• _What you are asked to do_
Pictures stay out. Extract the lines below from the first one through the line with "nach Branchen in", both included.

========================

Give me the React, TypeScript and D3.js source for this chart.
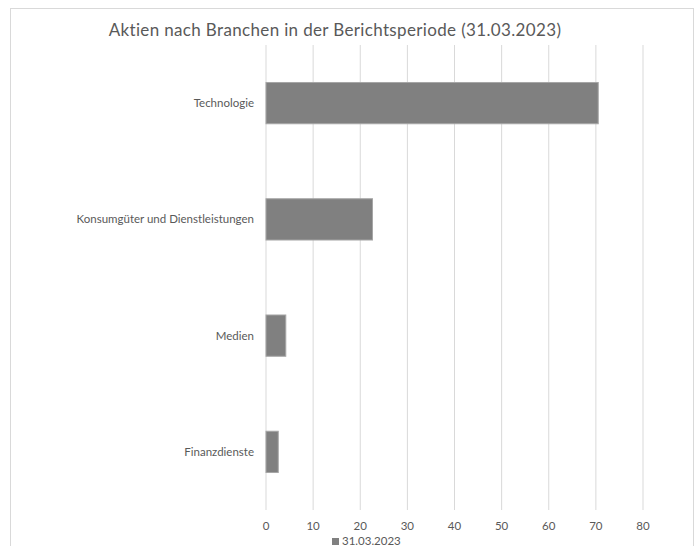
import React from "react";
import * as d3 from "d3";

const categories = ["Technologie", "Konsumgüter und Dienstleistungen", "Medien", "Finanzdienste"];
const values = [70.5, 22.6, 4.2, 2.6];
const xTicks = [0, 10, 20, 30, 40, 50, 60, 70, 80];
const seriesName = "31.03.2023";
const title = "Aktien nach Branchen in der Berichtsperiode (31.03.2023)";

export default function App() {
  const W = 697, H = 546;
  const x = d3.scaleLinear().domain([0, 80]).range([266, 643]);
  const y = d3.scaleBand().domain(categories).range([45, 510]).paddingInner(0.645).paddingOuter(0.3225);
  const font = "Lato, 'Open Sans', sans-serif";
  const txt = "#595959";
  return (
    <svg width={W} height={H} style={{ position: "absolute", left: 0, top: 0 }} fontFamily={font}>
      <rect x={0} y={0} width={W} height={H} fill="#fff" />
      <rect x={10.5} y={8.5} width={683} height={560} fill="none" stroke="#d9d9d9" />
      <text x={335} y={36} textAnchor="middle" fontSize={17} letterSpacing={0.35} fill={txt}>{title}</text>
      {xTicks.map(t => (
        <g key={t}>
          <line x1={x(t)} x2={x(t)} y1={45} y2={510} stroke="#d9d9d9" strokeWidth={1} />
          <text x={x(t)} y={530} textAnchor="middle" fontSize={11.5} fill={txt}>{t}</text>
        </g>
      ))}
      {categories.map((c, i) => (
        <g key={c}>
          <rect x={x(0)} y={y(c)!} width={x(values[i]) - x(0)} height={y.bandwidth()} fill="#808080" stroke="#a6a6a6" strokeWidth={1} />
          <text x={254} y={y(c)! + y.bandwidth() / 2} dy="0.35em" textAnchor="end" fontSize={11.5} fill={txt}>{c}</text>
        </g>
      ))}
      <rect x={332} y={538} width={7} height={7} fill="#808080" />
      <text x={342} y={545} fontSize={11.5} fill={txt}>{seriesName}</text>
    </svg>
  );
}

========================

• _Solution to the exercise_
Give me the React, TypeScript and D3.js source for this chart.
import React from "react";
import * as d3 from "d3";

const categories = ["Technologie", "Konsumgüter und Dienstleistungen", "Medien", "Finanzdienste"];
const values = [70.5, 22.6, 4.2, 2.6];
const xTicks = [0, 10, 20, 30, 40, 50, 60, 70, 80];
const seriesName = "31.03.2023";
const title = "Aktien nach Branchen in der Berichtsperiode (31.03.2023)";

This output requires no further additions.